I should expectantly hope for a second life crisis after my conversion that will enable me to lead a more holy life. I should seek the gift of tongues. False. Two conversions are not necessary to be a mature Christian. Some foolishly try to precipitate a crisis. Others suffer discouragement when one does not come. Set your affections on things above and seek to please your master, Jesus Christ, in all that you think, say, and do.

Spiritual crises should never come my way if I am a mature Christian. False. We learn and grow through the challenges of life to prepare us for leadership in the world to come. Christ did not come to alleviate all sickness, pain, and problems. He healed the sick merely to validate his message and authority. His real purpose was to pay our penalty for sin. It is through the afflictions of this life that our souls are polished and improved so that we can assume the responsibility of reigning with Christ in his restored Kingdom on Earth.

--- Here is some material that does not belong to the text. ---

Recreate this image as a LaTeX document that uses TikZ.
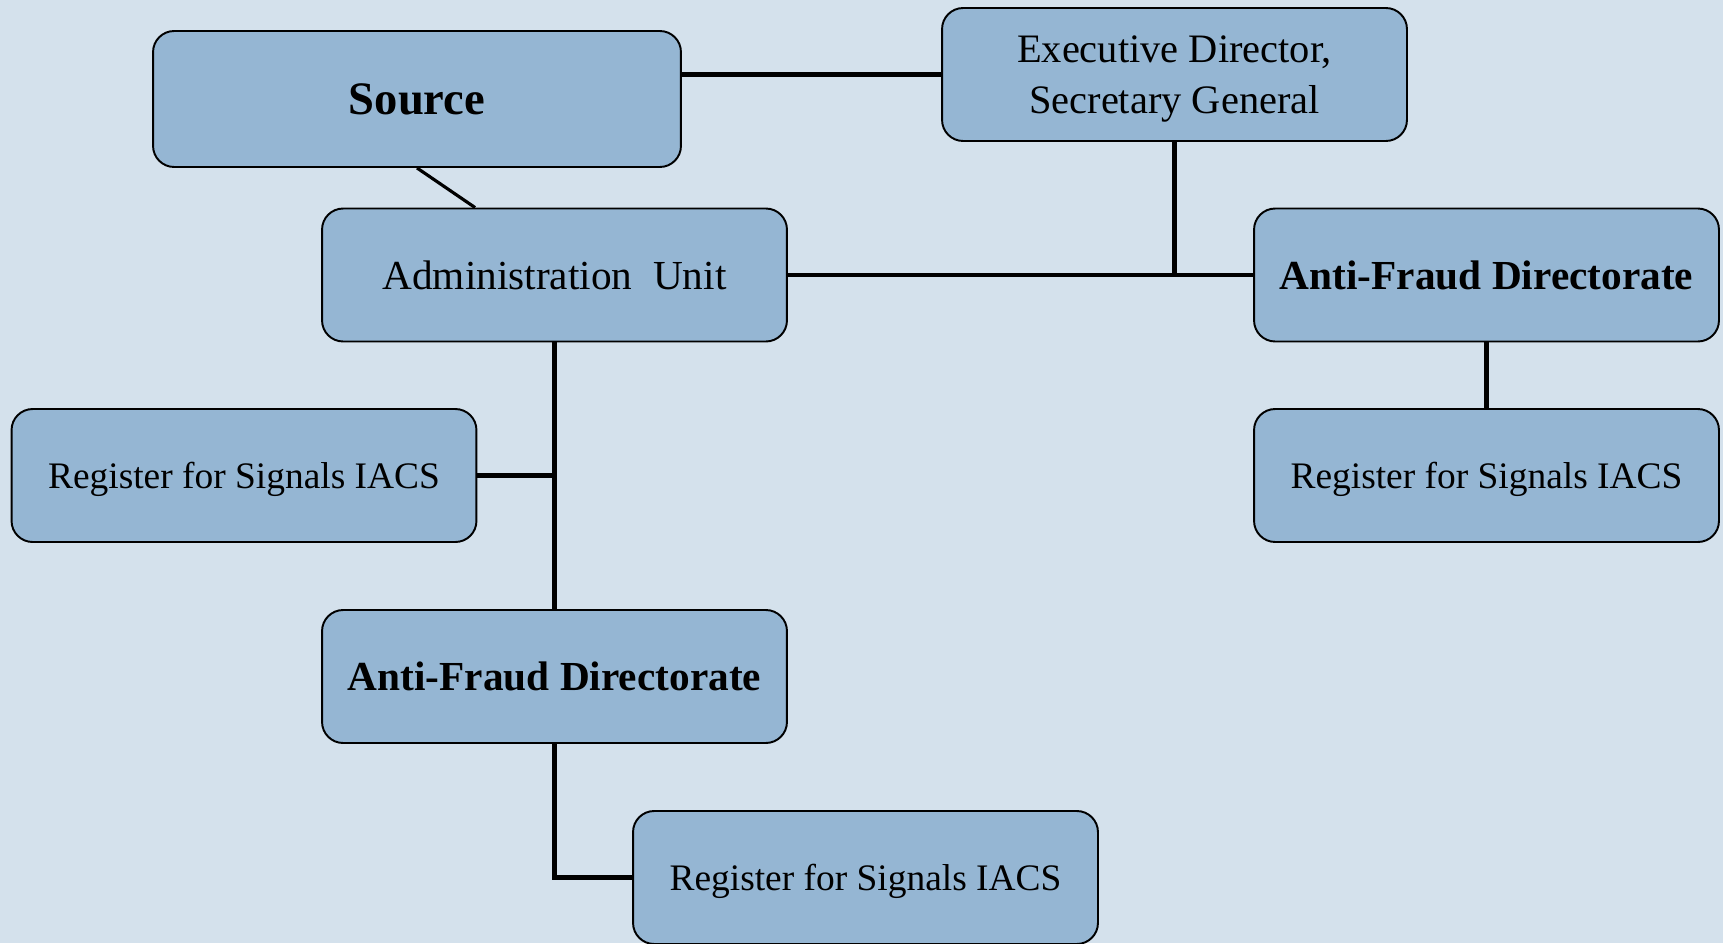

Holy living leads to conversion. False. This is the mistake that chief priests and pharisees made. They thought that sanctification was a process of cleansing one’s life from the outside that would ultimately please God. That is impossible. Only a repentant heart pleases God. After repentance, God sends His Spirit to begin a process of cleansing from the inside. Jesus said to the chief priests and pharisees, "Verily I say unto you, That the publicans and the harlots go into the kingdom of God before you. For John came unto you in the way of righteousness, and ye believed him not: but the publicans and the harlots believed him: and ye, when ye had seen it, repented not afterward, that ye might believe him" (Matthew 21:31-32).